- The Washington Times - Friday, May 12, 2006

Tony Snow yesterday held his first informal briefing with reporters as the new White House press secretary, inviting a pack of journalists into his office for the early morning “gaggle.”

The spacious West Wing room quickly became overheated with bloviating bodies.

“Louder! We can’t hear!” yelled one of the dozen reporters left out in the hall, unable to wedge into the standing-room-only office, where some 50 reporters had packed in.

“This is ridiculous,” moaned another outcast.

“I had this wonderful idea that this would be nice and collegial and relaxed,” said a smiling Mr. Snow, seated behind his large desk, his shirtsleeves rolled up and a sheaf of papers in one hand.

“But it obviously, at this point, is just a mess,” the reporter-turned-flack said to laughter from his new adversaries.

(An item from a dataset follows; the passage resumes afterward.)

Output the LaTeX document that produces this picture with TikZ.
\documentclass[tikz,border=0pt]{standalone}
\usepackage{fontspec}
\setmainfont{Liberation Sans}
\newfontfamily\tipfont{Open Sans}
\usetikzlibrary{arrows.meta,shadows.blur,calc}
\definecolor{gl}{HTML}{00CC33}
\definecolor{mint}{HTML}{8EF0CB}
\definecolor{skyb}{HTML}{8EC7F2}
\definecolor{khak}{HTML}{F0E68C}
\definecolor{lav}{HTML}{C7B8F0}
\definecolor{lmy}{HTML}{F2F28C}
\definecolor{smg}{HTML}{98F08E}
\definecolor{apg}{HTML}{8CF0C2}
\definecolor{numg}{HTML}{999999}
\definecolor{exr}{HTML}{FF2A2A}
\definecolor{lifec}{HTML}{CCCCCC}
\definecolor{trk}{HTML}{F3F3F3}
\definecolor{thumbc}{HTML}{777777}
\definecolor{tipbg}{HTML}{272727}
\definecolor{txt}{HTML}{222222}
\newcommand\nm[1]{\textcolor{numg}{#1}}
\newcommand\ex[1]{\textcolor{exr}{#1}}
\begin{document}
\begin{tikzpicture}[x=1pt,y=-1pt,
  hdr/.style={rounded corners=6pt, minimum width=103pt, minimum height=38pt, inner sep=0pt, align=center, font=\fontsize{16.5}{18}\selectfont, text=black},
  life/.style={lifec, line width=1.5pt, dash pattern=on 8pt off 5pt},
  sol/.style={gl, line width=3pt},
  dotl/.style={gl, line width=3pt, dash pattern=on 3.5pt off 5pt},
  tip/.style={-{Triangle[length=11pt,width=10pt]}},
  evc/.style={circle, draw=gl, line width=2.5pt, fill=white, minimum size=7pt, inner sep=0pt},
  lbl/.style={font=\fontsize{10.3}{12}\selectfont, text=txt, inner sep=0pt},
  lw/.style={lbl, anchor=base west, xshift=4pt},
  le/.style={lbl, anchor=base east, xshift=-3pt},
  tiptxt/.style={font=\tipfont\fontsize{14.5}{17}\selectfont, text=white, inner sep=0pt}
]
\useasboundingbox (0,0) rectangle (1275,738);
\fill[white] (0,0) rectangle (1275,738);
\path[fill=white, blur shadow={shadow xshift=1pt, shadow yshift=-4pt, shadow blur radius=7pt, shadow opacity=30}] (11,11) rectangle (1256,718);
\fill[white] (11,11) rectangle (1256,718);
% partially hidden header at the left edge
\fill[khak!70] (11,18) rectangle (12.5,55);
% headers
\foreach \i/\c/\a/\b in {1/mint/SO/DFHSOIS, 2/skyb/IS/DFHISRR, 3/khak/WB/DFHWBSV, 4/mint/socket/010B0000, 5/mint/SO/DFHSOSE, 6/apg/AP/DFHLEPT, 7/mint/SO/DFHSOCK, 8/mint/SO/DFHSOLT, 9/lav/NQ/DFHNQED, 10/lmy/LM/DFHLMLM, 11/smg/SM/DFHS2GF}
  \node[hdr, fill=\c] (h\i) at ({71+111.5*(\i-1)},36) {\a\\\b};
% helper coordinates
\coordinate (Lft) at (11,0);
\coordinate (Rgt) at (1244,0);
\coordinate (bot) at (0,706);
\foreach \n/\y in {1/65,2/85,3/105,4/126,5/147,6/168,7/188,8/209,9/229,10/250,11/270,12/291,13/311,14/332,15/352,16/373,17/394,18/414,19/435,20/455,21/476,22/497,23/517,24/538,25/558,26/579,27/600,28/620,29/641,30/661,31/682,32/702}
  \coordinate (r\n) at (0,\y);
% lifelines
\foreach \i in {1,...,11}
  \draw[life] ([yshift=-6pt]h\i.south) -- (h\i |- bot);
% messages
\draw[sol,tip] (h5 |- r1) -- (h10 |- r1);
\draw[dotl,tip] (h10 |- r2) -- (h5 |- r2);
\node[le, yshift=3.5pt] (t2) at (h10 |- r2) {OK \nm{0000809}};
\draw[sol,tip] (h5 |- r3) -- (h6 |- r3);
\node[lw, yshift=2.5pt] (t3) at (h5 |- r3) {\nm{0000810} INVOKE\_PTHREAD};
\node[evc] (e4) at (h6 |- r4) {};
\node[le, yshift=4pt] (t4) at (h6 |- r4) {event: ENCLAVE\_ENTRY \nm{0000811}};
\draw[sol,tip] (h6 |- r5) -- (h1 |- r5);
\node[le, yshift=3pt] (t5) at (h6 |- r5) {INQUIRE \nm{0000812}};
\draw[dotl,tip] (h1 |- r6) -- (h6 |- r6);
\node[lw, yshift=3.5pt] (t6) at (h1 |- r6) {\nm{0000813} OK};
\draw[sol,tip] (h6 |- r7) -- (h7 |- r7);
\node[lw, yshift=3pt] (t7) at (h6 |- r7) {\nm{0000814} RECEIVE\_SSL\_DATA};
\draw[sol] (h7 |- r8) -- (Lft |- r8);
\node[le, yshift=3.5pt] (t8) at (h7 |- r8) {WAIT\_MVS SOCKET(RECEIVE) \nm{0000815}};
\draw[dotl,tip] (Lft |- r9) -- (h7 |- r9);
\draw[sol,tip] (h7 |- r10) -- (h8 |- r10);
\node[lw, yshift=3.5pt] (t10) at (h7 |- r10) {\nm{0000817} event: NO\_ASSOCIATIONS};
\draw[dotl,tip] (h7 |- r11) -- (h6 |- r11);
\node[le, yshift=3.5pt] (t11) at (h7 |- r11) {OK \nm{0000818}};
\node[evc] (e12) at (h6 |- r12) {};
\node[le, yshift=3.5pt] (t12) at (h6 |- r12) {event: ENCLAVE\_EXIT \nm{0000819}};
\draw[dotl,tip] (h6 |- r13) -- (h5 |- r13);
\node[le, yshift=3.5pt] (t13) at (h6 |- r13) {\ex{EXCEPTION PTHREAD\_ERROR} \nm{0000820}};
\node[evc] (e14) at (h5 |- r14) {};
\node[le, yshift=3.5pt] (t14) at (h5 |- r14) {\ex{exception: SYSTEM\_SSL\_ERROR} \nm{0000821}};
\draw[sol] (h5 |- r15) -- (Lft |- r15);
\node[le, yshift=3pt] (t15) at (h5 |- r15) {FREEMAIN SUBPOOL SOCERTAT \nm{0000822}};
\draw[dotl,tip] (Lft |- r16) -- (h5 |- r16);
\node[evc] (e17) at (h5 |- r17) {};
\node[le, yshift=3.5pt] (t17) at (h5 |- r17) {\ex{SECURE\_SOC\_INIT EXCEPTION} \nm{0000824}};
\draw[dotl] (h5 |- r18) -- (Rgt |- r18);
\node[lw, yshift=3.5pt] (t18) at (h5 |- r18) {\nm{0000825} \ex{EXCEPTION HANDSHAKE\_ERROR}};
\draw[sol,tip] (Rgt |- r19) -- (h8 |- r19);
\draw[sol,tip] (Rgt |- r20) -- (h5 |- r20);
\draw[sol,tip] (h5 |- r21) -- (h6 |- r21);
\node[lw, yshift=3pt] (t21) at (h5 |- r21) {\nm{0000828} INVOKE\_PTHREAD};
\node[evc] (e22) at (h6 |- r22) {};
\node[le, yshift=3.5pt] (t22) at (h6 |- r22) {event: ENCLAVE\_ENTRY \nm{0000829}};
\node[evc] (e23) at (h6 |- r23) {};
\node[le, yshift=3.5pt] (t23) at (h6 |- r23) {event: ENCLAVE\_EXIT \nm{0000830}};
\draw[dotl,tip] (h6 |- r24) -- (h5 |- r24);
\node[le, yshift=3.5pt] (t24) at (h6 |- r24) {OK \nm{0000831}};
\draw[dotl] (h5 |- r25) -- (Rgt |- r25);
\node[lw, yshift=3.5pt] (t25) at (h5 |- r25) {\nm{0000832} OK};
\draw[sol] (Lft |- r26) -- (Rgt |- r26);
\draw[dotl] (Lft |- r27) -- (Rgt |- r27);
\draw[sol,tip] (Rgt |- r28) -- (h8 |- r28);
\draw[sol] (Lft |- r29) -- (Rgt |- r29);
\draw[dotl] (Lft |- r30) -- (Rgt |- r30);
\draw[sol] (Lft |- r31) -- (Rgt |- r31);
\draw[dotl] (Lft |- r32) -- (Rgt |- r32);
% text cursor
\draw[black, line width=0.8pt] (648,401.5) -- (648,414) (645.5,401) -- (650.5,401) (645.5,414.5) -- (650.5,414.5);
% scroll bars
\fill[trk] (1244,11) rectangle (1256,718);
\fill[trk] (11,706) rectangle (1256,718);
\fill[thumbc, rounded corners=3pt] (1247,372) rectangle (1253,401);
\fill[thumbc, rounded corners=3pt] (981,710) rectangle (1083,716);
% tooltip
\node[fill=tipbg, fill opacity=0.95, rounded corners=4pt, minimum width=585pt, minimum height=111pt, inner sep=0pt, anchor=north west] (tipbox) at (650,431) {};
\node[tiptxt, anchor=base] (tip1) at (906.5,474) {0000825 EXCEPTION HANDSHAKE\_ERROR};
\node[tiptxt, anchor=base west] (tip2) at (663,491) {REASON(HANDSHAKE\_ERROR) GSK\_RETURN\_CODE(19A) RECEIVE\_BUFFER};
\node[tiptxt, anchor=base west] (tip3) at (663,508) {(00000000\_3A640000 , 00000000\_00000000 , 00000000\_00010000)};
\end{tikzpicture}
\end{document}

“So rather than doing that, we will go back to gaggling in the briefing room, and then, as numbers dwindle, we may think of bringing it back here.”

One day on the job, one change on the fly.

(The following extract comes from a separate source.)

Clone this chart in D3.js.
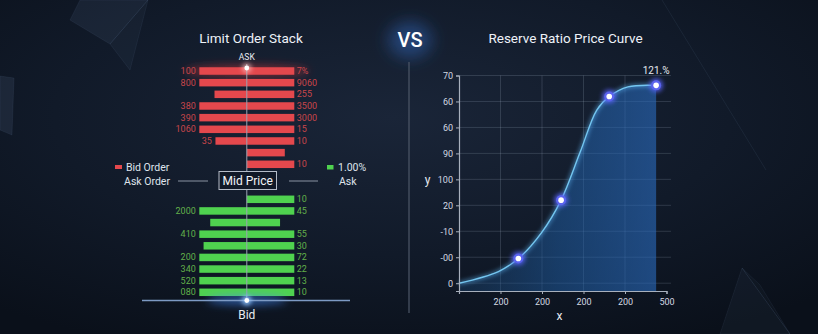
<!DOCTYPE html>
<html>
<head>
<meta charset="utf-8">
<script src="https://cdn.jsdelivr.net/npm/d3@7/dist/d3.min.js"></script>
<style>
  html, body { margin: 0; padding: 0; background: #0d1420; }
  svg { display: block; font-family: Roboto, "Open Sans", sans-serif; }
</style>
</head>
<body>
<svg id="chart" width="818" height="334"></svg>
<script>
// ---- Limit order stack data (depth as % of full bar width on each side of the mid line)
const askLeftLabels  = ["100", "800", "", "380", "390", "1060", "35", "", ""];
const askRightLabels = ["7%", "9060", "255", "3500", "3000", "15", "10", "", "10"];
const askLeft  = [100, 100, 68, 100, 100, 100, 66, 0, 0];
const askRight = [100, 100, 100, 100, 100, 100, 100, 80, 100];

const bidLeftLabels  = ["", "2000", "", "410", "", "200", "340", "520", "080"];
const bidRightLabels = ["10", "45", "", "55", "30", "72", "22", "13", "10"];
const bidLeft  = [0, 100, 77, 100, 91, 100, 100, 100, 100];
const bidRight = [100, 100, 70, 100, 100, 100, 100, 100, 100];

// ---- Reserve ratio curve data
const curveX = [0, 0.95, 1.43, 1.99, 2.46, 2.92, 3.32, 3.62, 4.07, 4.75];
const curveY = [0, 0.45, 0.95, 1.95, 3.20, 5.05, 6.67, 7.19, 7.56, 7.62];
const markerX = [1.43, 2.46, 3.62, 4.75];
const markerY = [0.95, 3.20, 7.19, 7.62];
const yTickLabels = ["0", "-00", "-10", "20", "100", "90", "60", "60", "70"];
const xTickLabels = ["200", "200", "200", "200", "500"];
const peakLabel = "121.%";

const svg = d3.select("#chart");
const W = 818, H = 334;
const defs = svg.append("defs");

// ---------- background ----------
const bg = defs.append("radialGradient").attr("id", "bg")
  .attr("cx", "0.48").attr("cy", "0.35").attr("r", "0.75");
bg.append("stop").attr("offset", "0").attr("stop-color", "#1a2538");
bg.append("stop").attr("offset", "0.55").attr("stop-color", "#111a29");
bg.append("stop").attr("offset", "1").attr("stop-color", "#0a101a");
svg.append("rect").attr("width", W).attr("height", H).attr("fill", "url(#bg)");

// faint crystal shapes in the corners
const shapes = [
  { pts: [[80,0],[148,0],[110,44],[70,20]], o: 0.10 },
  { pts: [[110,44],[148,0],[130,70]], o: 0.06 },
  { pts: [[0,76],[14,78],[12,135],[0,130]], o: 0.12 },
  { pts: [[720,334],[742,268],[790,334]], o: 0.06 },
  { pts: [[742,268],[760,285],[790,334]], o: 0.04 }
];
svg.append("g").selectAll("polygon").data(shapes).join("polygon")
  .attr("points", d => d.pts.map(p => p.join(",")).join(" "))
  .attr("fill", d => `rgba(120,150,190,${d.o})`)
  .attr("stroke", "rgba(150,180,220,0.12)").attr("stroke-width", 0.6);
svg.append("line").attr("x1", 662).attr("y1", 0).attr("x2", 766).attr("y2", 170)
  .attr("stroke", "rgba(150,180,220,0.12)").attr("stroke-width", 0.7);

// glow filters
const glow = (id, dev) => {
  const f = defs.append("filter").attr("id", id)
    .attr("x", "-100%").attr("y", "-100%").attr("width", "300%").attr("height", "300%");
  f.append("feGaussianBlur").attr("stdDeviation", dev);
};
glow("blur2", 2);
glow("blur4", 4);
glow("blur8", 8);

// ---------- left panel: limit order stack ----------
const depth = d3.scaleLinear().domain([-100, 100]).range([199.3, 294.3]);
const midX = depth(0);
const askRowY = d3.scalePoint().domain(d3.range(askLeft.length)).range([71, 164.3]);
const bidRowY = d3.scalePoint().domain(d3.range(bidLeft.length)).range([199.3, 292.3]);
const barH = 7.5;

const left = svg.append("g");

left.append("text").attr("x", 251).attr("y", 38).attr("text-anchor", "middle")
  .attr("dominant-baseline", "central").attr("fill", "#eef2f8")
  .attr("font-size", 13.5).text("Limit Order Stack");

// red halo behind the top ask row
left.append("ellipse").attr("cx", midX).attr("cy", askRowY(0)).attr("rx", 62).attr("ry", 6)
  .attr("fill", "rgba(230,60,60,0.45)").attr("filter", "url(#blur4)");

function drawStack(g, rowY, lefts, rights, lLabels, rLabels, fill, textFill) {
  const idx = d3.range(lefts.length);
  g.selectAll(null).data(idx).join("rect")
    .attr("x", i => depth(-lefts[i]))
    .attr("y", i => rowY(i) - barH / 2)
    .attr("width", i => depth(rights[i]) - depth(-lefts[i]))
    .attr("height", barH)
    .attr("fill", fill);
  g.selectAll(null).data(idx.filter(i => lLabels[i])).join("text")
    .attr("x", i => depth(-lefts[i]) - 3.5).attr("y", i => rowY(i))
    .attr("text-anchor", "end").attr("dominant-baseline", "central")
    .attr("font-size", 9).attr("fill", textFill).text(i => lLabels[i]);
  g.selectAll(null).data(idx.filter(i => rLabels[i])).join("text")
    .attr("x", i => depth(rights[i]) + 2.5).attr("y", i => rowY(i))
    .attr("dominant-baseline", "central")
    .attr("font-size", 9).attr("fill", textFill).text(i => rLabels[i]);
}
drawStack(left.append("g"), askRowY, askLeft, askRight, askLeftLabels, askRightLabels, "#e4484d", "#c9464b");
drawStack(left.append("g"), bidRowY, bidLeft, bidRight, bidLeftLabels, bidRightLabels, "#4fd24f", "#62b04a");

// mid line
left.append("line").attr("x1", midX).attr("x2", midX).attr("y1", 64).attr("y2", 300)
  .attr("stroke", "#9aa3b2").attr("stroke-width", 1);

// base line with blue glow
left.append("ellipse").attr("cx", midX).attr("cy", 300).attr("rx", 40).attr("ry", 5)
  .attr("fill", "rgba(70,140,255,0.55)").attr("filter", "url(#blur4)");
left.append("line").attr("x1", 142).attr("x2", 350).attr("y1", 300.5).attr("y2", 300.5)
  .attr("stroke", "#7d9ac4").attr("stroke-width", 1.3);

// end dots
[[68], [300.5]].forEach(([cy]) => {
  left.append("circle").attr("cx", midX).attr("cy", cy).attr("r", 5)
    .attr("fill", cy < 100 ? "rgba(255,200,200,0.6)" : "rgba(150,200,255,0.8)").attr("filter", "url(#blur2)");
  left.append("circle").attr("cx", midX).attr("cy", cy).attr("r", 2.4).attr("fill", "#ffffff");
});

left.append("text").attr("x", midX).attr("y", 57).attr("text-anchor", "middle")
  .attr("dominant-baseline", "central").attr("font-size", 8.5).attr("fill", "#e8ecf2").text("ASK");
left.append("text").attr("x", midX).attr("y", 314.5).attr("text-anchor", "middle")
  .attr("dominant-baseline", "central").attr("font-size", 12).attr("fill", "#e8ecf2").text("Bid");

// legend / mid price row
const legendY1 = 167, legendY2 = 181;
left.append("rect").attr("x", 115).attr("y", legendY1 - 2).attr("width", 7).attr("height", 4).attr("fill", "#e4484d");
left.append("text").attr("x", 126).attr("y", legendY1).attr("dominant-baseline", "central")
  .attr("font-size", 10.5).attr("fill", "#dfe4ec").text("Bid Order");
left.append("text").attr("x", 170).attr("y", legendY2).attr("text-anchor", "end").attr("dominant-baseline", "central")
  .attr("font-size", 10.5).attr("fill", "#dfe4ec").text("Ask Order");
left.append("line").attr("x1", 178).attr("x2", 208).attr("y1", legendY2).attr("y2", legendY2)
  .attr("stroke", "#8a93a2").attr("stroke-width", 1);
left.append("line").attr("x1", 289).attr("x2", 318).attr("y1", legendY2).attr("y2", legendY2)
  .attr("stroke", "#8a93a2").attr("stroke-width", 1);
left.append("rect").attr("x", 219).attr("y", 171.5).attr("width", 57.5).attr("height", 18)
  .attr("fill", "#111927").attr("stroke", "#b5bcc8").attr("stroke-width", 1);
left.append("text").attr("x", 247.7).attr("y", 180.8).attr("text-anchor", "middle").attr("dominant-baseline", "central")
  .attr("font-size", 12).attr("fill", "#f2f4f8").text("Mid Price");
left.append("rect").attr("x", 327).attr("y", legendY1 - 2).attr("width", 6.5).attr("height", 4.5).attr("fill", "#4fd24f");
left.append("text").attr("x", 338).attr("y", legendY1).attr("dominant-baseline", "central")
  .attr("font-size", 10.5).attr("fill", "#dfe4ec").text("1.00%");
left.append("text").attr("x", 339).attr("y", legendY2).attr("dominant-baseline", "central")
  .attr("font-size", 10.5).attr("fill", "#dfe4ec").text("Ask");

// ---------- VS divider ----------
svg.append("ellipse").attr("cx", 410).attr("cy", 40).attr("rx", 22).attr("ry", 18)
  .attr("fill", "rgba(50,110,200,0.45)").attr("filter", "url(#blur8)");
svg.append("text").attr("x", 410).attr("y", 40).attr("text-anchor", "middle").attr("dominant-baseline", "central")
  .attr("font-size", 20).attr("font-weight", 500).attr("fill", "#ffffff").text("VS");
svg.append("line").attr("x1", 409).attr("x2", 409).attr("y1", 62).attr("y2", 313)
  .attr("stroke", "#4e5868").attr("stroke-width", 1.2);

// ---------- right panel: reserve ratio price curve ----------
const x = d3.scaleLinear().domain([0, 5]).range([459, 666.5]);
const y = d3.scaleLinear().domain([-0.3, 8]).range([291, 75.5]);
const right = svg.append("g");

right.append("text").attr("x", 565.5).attr("y", 38).attr("text-anchor", "middle")
  .attr("dominant-baseline", "central").attr("fill", "#eef2f8")
  .attr("font-size", 13.5).text("Reserve Ratio Price Curve");

// grid
const yTicks = d3.range(yTickLabels.length);
const xTicks = d3.range(1, xTickLabels.length + 1);
right.append("g").selectAll("line").data(yTicks).join("line")
  .attr("x1", x(0)).attr("x2", 671).attr("y1", d => y(d)).attr("y2", d => y(d))
  .attr("stroke", "rgba(200,215,235,0.16)").attr("stroke-width", 1);
right.append("g").selectAll("line").data(xTicks.slice(0, 4)).join("line")
  .attr("x1", d => x(d)).attr("x2", d => x(d)).attr("y1", y(8)).attr("y2", y(-0.3))
  .attr("stroke", "rgba(200,215,235,0.16)").attr("stroke-width", 1);

// area under the curve
const pts = curveX.map((v, i) => [v, curveY[i]]);
const areaGrad = defs.append("linearGradient").attr("id", "areaGrad")
  .attr("x1", "0").attr("y1", "0").attr("x2", "1").attr("y2", "0");
areaGrad.append("stop").attr("offset", "0").attr("stop-color", "#1d4a7a").attr("stop-opacity", 0.35);
areaGrad.append("stop").attr("offset", "0.5").attr("stop-color", "#2060a8").attr("stop-opacity", 0.5);
areaGrad.append("stop").attr("offset", "1").attr("stop-color", "#2a6cc0").attr("stop-opacity", 0.6);
const curve = d3.curveCatmullRom.alpha(0.5);
right.append("path").datum(pts)
  .attr("d", d3.area().x(d => x(d[0])).y0(y(-0.3)).y1(d => y(d[1])).curve(curve))
  .attr("fill", "url(#areaGrad)");

// curve line with glow
const lineGen = d3.line().x(d => x(d[0])).y(d => y(d[1])).curve(curve);
right.append("path").datum(pts).attr("d", lineGen)
  .attr("fill", "none").attr("stroke", "rgba(100,190,255,0.6)").attr("stroke-width", 3).attr("filter", "url(#blur2)");
right.append("path").datum(pts).attr("d", lineGen)
  .attr("fill", "none").attr("stroke", "#74c6f0").attr("stroke-width", 1.4);

// axes
const yAxis = right.append("g").attr("transform", `translate(${x(0)},0)`)
  .call(d3.axisLeft(y).tickValues(yTicks).tickFormat(i => yTickLabels[i]).tickSize(3).tickPadding(3));
const xAxis = right.append("g").attr("transform", `translate(0,${y(-0.3)})`)
  .call(d3.axisBottom(x).tickValues(xTicks).tickFormat(i => xTickLabels[i - 1]).tickSize(3).tickPadding(5));
[yAxis, xAxis].forEach(a => {
  a.select(".domain").attr("stroke", "#a8b0bd").attr("stroke-width", 1.2);
  a.selectAll(".tick line").attr("stroke", "#a8b0bd");
  a.selectAll(".tick text").attr("fill", "#d4d9e2").attr("font-size", 9)
    .attr("font-family", "Roboto, sans-serif");
});

// markers
const mk = markerX.map((v, i) => [v, markerY[i]]);
right.append("g").selectAll("circle").data(mk).join("circle")
  .attr("cx", d => x(d[0])).attr("cy", d => y(d[1])).attr("r", 7)
  .attr("fill", "rgba(90,100,255,0.75)").attr("filter", "url(#blur2)");
right.append("g").selectAll("circle").data(mk).join("circle")
  .attr("cx", d => x(d[0])).attr("cy", d => y(d[1])).attr("r", 5)
  .attr("fill", "#5b63ee");
right.append("g").selectAll("circle").data(mk).join("circle")
  .attr("cx", d => x(d[0])).attr("cy", d => y(d[1])).attr("r", 2.8)
  .attr("fill", "#ffffff");

const last = mk[mk.length - 1];
right.append("text").attr("x", x(last[0])).attr("y", 70).attr("text-anchor", "middle")
  .attr("dominant-baseline", "central").attr("font-size", 10).attr("fill", "#e6eaf0").text(peakLabel);

right.append("text").attr("x", 427.5).attr("y", 180).attr("text-anchor", "middle").attr("dominant-baseline", "central")
  .attr("font-size", 12).attr("fill", "#e6eaf0").text("y");
right.append("text").attr("x", 559.5).attr("y", 315.5).attr("text-anchor", "middle").attr("dominant-baseline", "central")
  .attr("font-size", 12).attr("fill", "#e6eaf0").text("x");
</script>
</body>
</html>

“I’m naive. What can I say?” he said as reporters milled out.

As the press hurled questions at him, he was frank — and unapologetic.

“I do not know,” he said to one query. “I don’t want to mislead you on that. I don’t know.”

When veteran gadfly Helen Thomas asked about a secret spy program, Mr. Snow said firmly: “Honestly, I can’t answer the question.”

“Why?”

“Because I don’t know enough about it,” Mr. Snow said emphatically.

The throng of reporters was already irked when they piled into his office. The gaggle had been scheduled for 9 a.m., but rescheduled at the last minute for 9:30 a.m. Mr. Snow actually started the gaggle at 9:17 a.m.

“I walk in at 9:20 a.m.,” said one clock-conscious reporter, “and it’s already well underway.” Looking directly into the reporter’s eyes, Mr. Snow said: “I apologize, period. … That’s just flat my fault. … You’ve got to give me a little forbearance.”

As the self-described “new kid on the block,” he did fall back on talking points: “I hate to read from a sheet of paper, but. …” At another point, he called on one of his deputies because he said she had “a better brief on that.”

The new spokesman also played coy. Asked if President Bush’s national address Monday on immigration would contain new language, he said: “There will be, but I’m not going to tell you what it is.”

Reporters laughed.

But his humility was evident throughout the 23-minute trial run, for which the spokesman began preparing shortly after his 5:45 a.m. arrival. He wore a pass on a strap around his neck, not the typical “hard pin” that identifies the administration’s VIPs. Asked why he had skipped the pin, he said sheepishly: “I don’t want to lose it on my first day.”